Public restrooms will be installed at John Street.

The mechanical equipment servicing these and the other East River waterfront pavilions were heavily damaged by Hurricane Sandy, causing a two-month delay in construction, according to Terri Bahr, an EDC project manager. 

“It’s just taken a long time to agree to what the insurance companies will front in order to get things replaced,” she explained. 

The renovated esplanade is being transformed from a dilapidated space into an expansive walkway with curved seating, extensive plantings and sleek, grey-and-white pavers. Down by the eastern edge of Wall Street, mesh fencing will separate pedestrians from cyclists. (The EDC redesigned the buffer—originally slated to be a 6-foot-high aluminum wall—after it received negative feedback from CB1 in 2010.)

Modifications have also been made to a popular dog run at Wall Street.
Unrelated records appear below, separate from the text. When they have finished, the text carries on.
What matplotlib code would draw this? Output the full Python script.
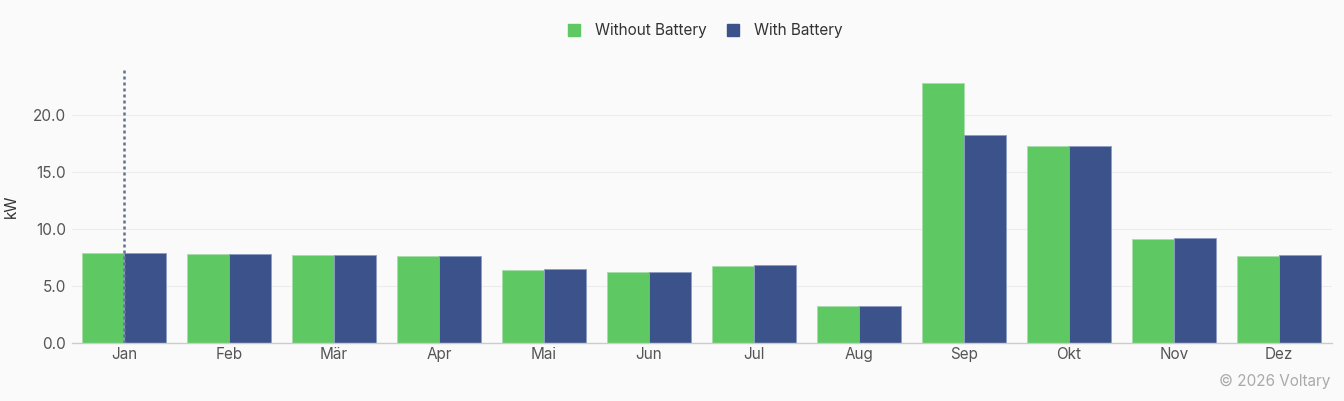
import numpy as np
import matplotlib
matplotlib.use("Agg")
import matplotlib.pyplot as plt
from matplotlib.patches import Rectangle

months = ["Jan", "Feb", "Mär", "Apr", "Mai", "Jun", "Jul", "Aug", "Sep", "Okt", "Nov", "Dez"]
without_battery = [7.89, 7.83, 7.72, 7.63, 6.43, 6.23, 6.78, 3.25, 22.83, 17.25, 9.15, 7.66]
with_battery = [7.90, 7.85, 7.74, 7.66, 6.45, 6.25, 6.82, 3.28, 18.27, 17.27, 9.17, 7.68]
y_ticks = [0.0, 5.0, 10.0, 15.0, 20.0]

green = "#5ec962"
blue = "#3b528b"
bg = "#fafafa"

plt.rcParams['font.family'] = ['Inter', 'DejaVu Sans']

fig = plt.figure(figsize=(13.44, 4.01), dpi=100, facecolor=bg)
ax = fig.add_axes([71.5 / 1344, 58 / 401, 1260 / 1344, 273 / 401])
ax.set_facecolor(bg)

x = np.arange(len(months))
w = 0.4
ax.bar(x - w / 2, without_battery, w, color=green, edgecolor="#a8dcaa", linewidth=0.6, zorder=3)
ax.bar(x + w / 2, with_battery, w, color=blue, edgecolor="#8c9cc4", linewidth=0.6, zorder=3)

# hover crosshair at Jan
ax.axvline(0, color="#5f7390", linestyle=(0, (1.2, 1.2)), linewidth=1.8, zorder=4)

ax.set_xlim(-0.5, len(months) - 0.5)
ax.set_ylim(0, 23.95)
ax.set_xticks(x)
ax.set_xticklabels(months)
ax.set_yticks(y_ticks)
ax.set_yticklabels(["%.1f" % v for v in y_ticks])
ax.tick_params(axis="both", length=0, labelsize=11, labelcolor="#555555")
ax.tick_params(axis="x", pad=3)
ax.tick_params(axis="y", pad=4)
ax.yaxis.grid(True, color="#ececec", linewidth=0.8, zorder=0)
for s in ["top", "right", "left"]:
    ax.spines[s].set_visible(False)
ax.spines["bottom"].set_color("#cccccc")
ax.spines["bottom"].set_linewidth(1.0)
ax.spines["bottom"].set_zorder(5)

ax.set_ylabel("kW", fontsize=11, color="#333333", labelpad=10)

# legend
fig.patches.append(Rectangle((568 / 1344, 1 - 36 / 401), 12 / 1344, 12 / 401,
                             transform=fig.transFigure, color=green))
fig.text(595 / 1344, 1 - 30 / 401, "Without Battery", fontsize=11, color="#333333", va="center")
fig.patches.append(Rectangle((727 / 1344, 1 - 36 / 401), 12 / 1344, 12 / 401,
                             transform=fig.transFigure, color=blue))
fig.text(754 / 1344, 1 - 30 / 401, "With Battery", fontsize=11, color="#333333", va="center")

fig.text(1330 / 1344, 1 - 381 / 401, "© 2026 Voltary", fontsize=11, color="#aaaaaa",
         ha="right", va="center")

fig.savefig("out.png", dpi=100, facecolor=bg)
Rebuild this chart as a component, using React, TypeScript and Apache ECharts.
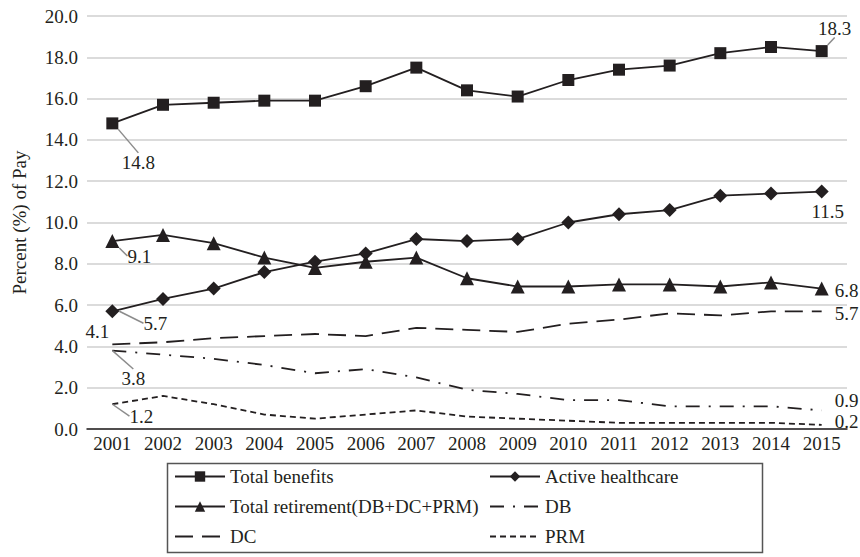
import React, { useEffect, useRef } from "react";
import * as echarts from "echarts";

const years = ["2001","2002","2003","2004","2005","2006","2007","2008","2009","2010","2011","2012","2013","2014","2015"];
const totalBenefits = [14.8, 15.7, 15.8, 15.9, 15.9, 16.6, 17.5, 16.4, 16.1, 16.9, 17.4, 17.6, 18.2, 18.5, 18.3];
const activeHealthcare = [5.7, 6.3, 6.8, 7.6, 8.1, 8.5, 9.2, 9.1, 9.2, 10.0, 10.4, 10.6, 11.3, 11.4, 11.5];
const totalRetirement = [9.1, 9.4, 9.0, 8.3, 7.8, 8.1, 8.3, 7.3, 6.9, 6.9, 7.0, 7.0, 6.9, 7.1, 6.8];
const db = [3.8, 3.6, 3.4, 3.1, 2.7, 2.9, 2.5, 1.9, 1.7, 1.4, 1.4, 1.1, 1.1, 1.1, 0.9];
const dc = [4.1, 4.2, 4.4, 4.5, 4.6, 4.5, 4.9, 4.8, 4.7, 5.1, 5.3, 5.6, 5.5, 5.7, 5.7];
const prm = [1.2, 1.6, 1.2, 0.7, 0.5, 0.7, 0.9, 0.6, 0.5, 0.4, 0.3, 0.3, 0.3, 0.3, 0.2];
const yTicks = [0, 2, 4, 6, 8, 10, 12, 14, 16, 18, 20];

const INK = "#231f20";
const FONT = "Liberation Serif";
const FS = 19;

// label offsets: [dx, dy, leader] for first and last points
const offsets: Record<string, [number, number, boolean][]> = {
  "Total benefits": [[26, 39, true], [13, -23, true]],
  "Active healthcare": [[43, 12, true], [6, 20, false]],
  "Total retirement(DB+DC+PRM)": [[27, 15, true], [25, 2, false]],
  "DB": [[21, 28, true], [25, -10, false]],
  "DC": [[-15, -13, false], [25, 2, false]],
  "PRM": [[29, 12, true], [25, -3, false]],
};

function makeData(name: string, values: number[]) {
  const last = values.length - 1;
  return values.map((v, i) => {
    if (i !== 0 && i !== last) return v;
    const o = offsets[name][i === 0 ? 0 : 1];
    return {
      value: v,
      label: {
        show: true,
        position: "inside",
        formatter: (p: any) => Number(p.value).toFixed(1),
        color: INK,
        fontFamily: FONT,
        fontSize: FS,
      },
      labelLine: { show: o[2], lineStyle: { color: "#8c8c8c", width: 1.5 } },
    };
  });
}

function lineSeries(name: string, values: number[], symbol: string, symbolSize: number, dash: any) {
  const hasSymbol = symbol !== "none";
  return {
    name,
    type: "line",
    data: makeData(name, values),
    symbol: hasSymbol ? symbol : "circle",
    symbolSize: hasSymbol ? symbolSize : 1,
    showSymbol: true,
    itemStyle: { color: hasSymbol ? INK : "rgba(0,0,0,0)" },
    lineStyle: { color: INK, width: 1.8, type: dash },
    labelLayout: (p: any) => {
      const idx = p.dataIndex === 0 ? 0 : 1;
      const o = offsets[name][idx];
      return { dx: o[0], dy: o[1] };
    },
    labelLine: { show: false, lineStyle: { color: "#8c8c8c", width: 1.5 } },
    z: hasSymbol ? 3 : 2,
  };
}

export default function App() {
  const ref = useRef<HTMLDivElement>(null);
  useEffect(() => {
    if (!ref.current) return;
    const chart = echarts.init(ref.current, null, { renderer: "svg" });
    const textStyle = { color: INK, fontFamily: FONT, fontSize: FS };
    const legendCommon = {
      orient: "vertical",
      top: 467,
      height: 88,
      padding: 0,
      itemWidth: 50,
      itemHeight: 13,
      itemGap: 11,
      textStyle: { ...textStyle, lineHeight: 18 },
    };
    chart.setOption({
      animation: false,
      textStyle: { fontFamily: FONT },
      grid: { left: 87, right: 13, top: 16, bottom: 128 },
      xAxis: {
        type: "category",
        data: years,
        boundaryGap: true,
        axisLine: { lineStyle: { color: INK, width: 1.5 } },
        axisTick: { show: false },
        axisLabel: { ...textStyle, margin: 5 },
      },
      yAxis: {
        type: "value",
        min: yTicks[0],
        max: yTicks[yTicks.length - 1],
        interval: 2,
        name: "Percent (%) of Pay",
        nameLocation: "middle",
        nameGap: 58,
        nameTextStyle: textStyle,
        axisLine: { show: false },
        axisTick: { show: false },
        axisLabel: { ...textStyle, margin: 9, formatter: (v: number) => v.toFixed(1) },
        splitLine: { lineStyle: { color: "#cfcfcf", width: 1.5 } },
      },
      legend: [
        { ...legendCommon, left: 174, data: ["Total benefits", "Total retirement(DB+DC+PRM)", "DC"] },
        { ...legendCommon, left: 489, data: ["Active healthcare", "DB", "PRM"] },
      ],
      graphic: [
        {
          type: "rect",
          left: 165,
          top: 461,
          shape: { width: 595, height: 89 },
          style: { fill: "none", stroke: "#555", lineWidth: 1.5 },
          silent: true,
        },
      ],
      series: [
        lineSeries("Total benefits", totalBenefits, "rect", 12, "solid"),
        lineSeries("Active healthcare", activeHealthcare, "diamond", 14, "solid"),
        lineSeries("Total retirement(DB+DC+PRM)", totalRetirement, "triangle", 14, "solid"),
        lineSeries("DB", db, "none", 1, [14, 9, 2, 9]),
        lineSeries("DC", dc, "none", 1, [18, 9]),
        lineSeries("PRM", prm, "none", 1, [6, 4]),
      ],
    });
    return () => chart.dispose();
  }, []);
  return <div ref={ref} style={{ width: 860, height: 557, position: "absolute", left: 0, top: 0 }} />;
}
The EDC got rid of the fencing used to separate large and small dogs. “We were told by the dog owners that they wanted just wide open space,” Julieanne Herskowitz, an EDC property manager said.

Seaport Committee member Joseph Lerner voiced concern that the Pier 15 café will encroach on what currently is public space. “Even now,” he said, “there’s not a surplus of seating on both the upper and lower levels. You’re taking away...what we thought was public space.”

Herskowitz said the city would be willing to address any public space issues after the café opens.

The café area “is a relatively small space in comparison to the entire layout of the pier,” Herskowitz said, “[but] if this is a request, then it is something we can certainly look at.”

The city is repairing the pier’s decking and seating, which already has been damaged by skateboarders in the short time since it opened. Those repairs are expected to be completed by the summer in preparation for the seasonal influx of tourists.